§ **Problem**
Only the lines from the start of the data to the line containing "0.07, 0.015, 0.003];", both included, should be output, exactly and without pictures.

■ ■ ■

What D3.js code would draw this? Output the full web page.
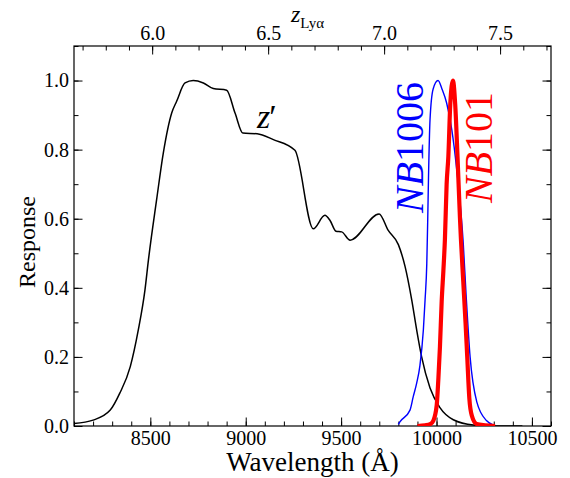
<!DOCTYPE html>
<html>
<head>
<meta charset="utf-8">
<script src="https://cdn.jsdelivr.net/npm/d3@7"></script>
<style>
  body { margin: 0; background: #fff; }
  svg { display: block; }
</style>
</head>
<body>
<svg id="graph"></svg>
<script>
// z' filter response
const zprimeWave = [8100, 8200, 8290, 8340, 8395, 8437, 8472, 8490, 8533, 8568, 8612, 8638, 8682, 8725,
  8778, 8830, 8900, 8944, 8985, 9060, 9145, 9258, 9354, 9415, 9442, 9473, 9503, 9547, 9699, 9747,
  9800, 9835, 9870, 9896, 9922, 9966, 10018, 10088, 10193, 10317, 10450];
const zprimeResp = [0.007, 0.017, 0.046, 0.095, 0.172, 0.278, 0.394, 0.48, 0.655, 0.79, 0.906, 0.94, 0.993, 1.0,
  0.993, 0.977, 0.972, 0.906, 0.848, 0.846, 0.829, 0.798, 0.571, 0.61, 0.595, 0.564, 0.562, 0.538, 0.614, 0.566,
  0.525, 0.462, 0.365, 0.278, 0.2, 0.11, 0.053, 0.018, 0.003, 0.0, 0.0];

// NB1006
const nb1006Wave = [9800, 9808, 9861, 9878, 9896, 9913, 9931, 9940, 9949, 9954, 9958, 9966, 9982, 10008,
  10029, 10053, 10080, 10106, 10140, 10155, 10176, 10211, 10263, 10296];
const nb1006Resp = [0.005, 0.012, 0.046, 0.085, 0.124, 0.175, 0.278, 0.365, 0.47, 0.6, 0.72, 0.887, 0.975, 1.0,
  0.975, 0.935, 0.858, 0.742, 0.53, 0.38, 0.2, 0.07, 0.015, 0.003];

// NB101
const nb101Wave = [9900, 9940, 9966, 9983, 10001, 10010, 10018, 10027, 10036, 10044, 10053, 10062, 10072, 10086,
  10098, 10110, 10123, 10128, 10140, 10152, 10161, 10172, 10185, 10210, 10255, 10307];
const nb101Resp = [0.0, 0.002, 0.005, 0.015, 0.06, 0.14, 0.23, 0.36, 0.45, 0.54, 0.7, 0.78, 0.93, 1.0,
  0.93, 0.78, 0.6, 0.54, 0.42, 0.3, 0.2, 0.08, 0.03, 0.006, 0.002, 0.0];

// ticks
const waveTicks = [8500, 9000, 9500, 10000, 10500];
const waveMinor = d3.range(8100, 10601, 100);
const respTicks = [0, 0.2, 0.4, 0.6, 0.8, 1.0];
const respMinor = d3.range(0, 1.101, 0.1);
const zTicks = [6.0, 6.5, 7.0, 7.5];
const zMinor = d3.range(5.7, 7.75, 0.1);

const lyaRest = 1215.67;
const font = "'Liberation Serif', 'DejaVu Serif', 'Liberation Sans', sans-serif";

const width = 570;
const height = 478;
const margin = { top: 46, right: 19, bottom: 52, left: 74 };

const svg = d3.select("#graph").attr("width", width).attr("height", height)
  .attr("font-family", font);

const xScale = d3.scaleLinear()
  .domain([8100, 10600])
  .range([margin.left, width - margin.right]);

const yScale = d3.scaleLinear()
  .domain([0, 1.1])
  .range([height - margin.bottom, margin.top]);

const zScale = d3.scaleLinear()
  .domain(xScale.domain().map((w) => w / lyaRest - 1))
  .range(xScale.range());

svg.append("defs").append("clipPath").attr("id", "plot-clip")
  .append("rect")
  .attr("x", margin.left).attr("y", margin.top)
  .attr("width", width - margin.left - margin.right)
  .attr("height", height - margin.top - margin.bottom);

function styleAxis(g) {
  g.attr("font-family", font).attr("font-size", 20);
  g.select(".domain").remove();
  g.selectAll(".tick line").attr("stroke", "#000").attr("stroke-width", 1);
  g.selectAll(".tick text").attr("fill", "#000");
}

const fmt = d3.format(".1f");
const bottom = height - margin.bottom;
const right = width - margin.right;

// bottom
svg.append("g").attr("transform", `translate(0,${bottom})`)
  .call(d3.axisBottom(xScale).tickValues(waveMinor).tickSize(-4.5).tickFormat(""))
  .call(styleAxis);
svg.append("g").attr("transform", `translate(0,${bottom})`)
  .call(d3.axisBottom(xScale).tickValues(waveTicks).tickSize(-8.5).tickPadding(5).tickFormat(d3.format("d")))
  .call(styleAxis);

// top (redshift)
svg.append("g").attr("transform", `translate(0,${margin.top})`)
  .call(d3.axisTop(zScale).tickValues(zMinor).tickSize(-4.5).tickFormat(""))
  .call(styleAxis);
svg.append("g").attr("transform", `translate(0,${margin.top})`)
  .call(d3.axisTop(zScale).tickValues(zTicks).tickSize(-8.5).tickPadding(6).tickFormat(fmt))
  .call(styleAxis);

// left
svg.append("g").attr("transform", `translate(${margin.left},0)`)
  .call(d3.axisLeft(yScale).tickValues(respMinor).tickSize(-4.5).tickFormat(""))
  .call(styleAxis);
svg.append("g").attr("transform", `translate(${margin.left},0)`)
  .call(d3.axisLeft(yScale).tickValues(respTicks).tickSize(-8.5).tickPadding(5).tickFormat(fmt))
  .call(styleAxis);

// right
svg.append("g").attr("transform", `translate(${right},0)`)
  .call(d3.axisRight(yScale).tickValues(respMinor).tickSize(-4.5).tickFormat(""))
  .call(styleAxis);
svg.append("g").attr("transform", `translate(${right},0)`)
  .call(d3.axisRight(yScale).tickValues(respTicks).tickSize(-8.5).tickFormat(""))
  .call(styleAxis);

// frame
svg.append("rect")
  .attr("x", margin.left).attr("y", margin.top)
  .attr("width", right - margin.left)
  .attr("height", bottom - margin.top)
  .attr("fill", "none").attr("stroke", "#000").attr("stroke-width", 1.2);

const line = d3.line()
  .x((d) => xScale(d[0]))
  .y((d) => yScale(d[1]))
  .curve(d3.curveMonotoneX);

const curves = [
  { wave: zprimeWave, resp: zprimeResp, color: "#000000", w: 1.5 },
  { wave: nb1006Wave, resp: nb1006Resp, color: "#0000ff", w: 1.4 },
  { wave: nb101Wave, resp: nb101Resp, color: "#ff0000", w: 4.2 },
];

curves.forEach((c) => {
  svg.append("path")
    .datum(d3.zip(c.wave, c.resp))
    .attr("clip-path", "url(#plot-clip)")
    .attr("d", line)
    .attr("fill", "none")
    .attr("stroke", c.color)
    .attr("stroke-width", c.w)
    .attr("stroke-linejoin", "round");
});

// labels
svg.append("text")
  .attr("x", (margin.left + right) / 2)
  .attr("y", 471)
  .attr("text-anchor", "middle")
  .attr("font-size", 27)
  .text("Wavelength (Å)");

svg.append("text")
  .attr("transform", "translate(35,242) rotate(-90)")
  .attr("text-anchor", "middle")
  .attr("font-size", 24)
  .text("Response");

const zLabel = svg.append("text").attr("x", 291).attr("y", 22);
zLabel.append("tspan").attr("font-style", "italic").attr("font-size", 24).text("z");
zLabel.append("tspan").attr("font-size", 15).attr("dy", 6).text("Lyα");

const zp = svg.append("text")
  .attr("x", 257).attr("y", 128)
  .attr("font-size", 34);
zp.append("tspan").attr("font-style", "italic").text("z");
zp.append("tspan").attr("dx", -1).text("′");

const nb1 = svg.append("text")
  .attr("transform", "translate(423,213) rotate(-90)")
  .attr("font-size", 40)
  .attr("fill", "#0000ff");
nb1.append("tspan").attr("font-style", "italic").text("NB");
nb1.append("tspan").text("1006");

const nb2 = svg.append("text")
  .attr("transform", "translate(491.5,203) rotate(-90)")
  .attr("font-size", 40)
  .attr("fill", "#ff0000");
nb2.append("tspan").attr("font-style", "italic").text("NB");
nb2.append("tspan").text("101");
</script>
</body>
</html>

■ ■ ■

§ **Answer in full**
What D3.js code would draw this? Output the full web page.
<!DOCTYPE html>
<html>
<head>
<meta charset="utf-8">
<script src="https://cdn.jsdelivr.net/npm/d3@7"></script>
<style>
  body { margin: 0; background: #fff; }
  svg { display: block; }
</style>
</head>
<body>
<svg id="graph"></svg>
<script>
// z' filter response
const zprimeWave = [8100, 8200, 8290, 8340, 8395, 8437, 8472, 8490, 8533, 8568, 8612, 8638, 8682, 8725,
  8778, 8830, 8900, 8944, 8985, 9060, 9145, 9258, 9354, 9415, 9442, 9473, 9503, 9547, 9699, 9747,
  9800, 9835, 9870, 9896, 9922, 9966, 10018, 10088, 10193, 10317, 10450];
const zprimeResp = [0.007, 0.017, 0.046, 0.095, 0.172, 0.278, 0.394, 0.48, 0.655, 0.79, 0.906, 0.94, 0.993, 1.0,
  0.993, 0.977, 0.972, 0.906, 0.848, 0.846, 0.829, 0.798, 0.571, 0.61, 0.595, 0.564, 0.562, 0.538, 0.614, 0.566,
  0.525, 0.462, 0.365, 0.278, 0.2, 0.11, 0.053, 0.018, 0.003, 0.0, 0.0];

// NB1006
const nb1006Wave = [9800, 9808, 9861, 9878, 9896, 9913, 9931, 9940, 9949, 9954, 9958, 9966, 9982, 10008,
  10029, 10053, 10080, 10106, 10140, 10155, 10176, 10211, 10263, 10296];
const nb1006Resp = [0.005, 0.012, 0.046, 0.085, 0.124, 0.175, 0.278, 0.365, 0.47, 0.6, 0.72, 0.887, 0.975, 1.0,
  0.975, 0.935, 0.858, 0.742, 0.53, 0.38, 0.2, 0.07, 0.015, 0.003];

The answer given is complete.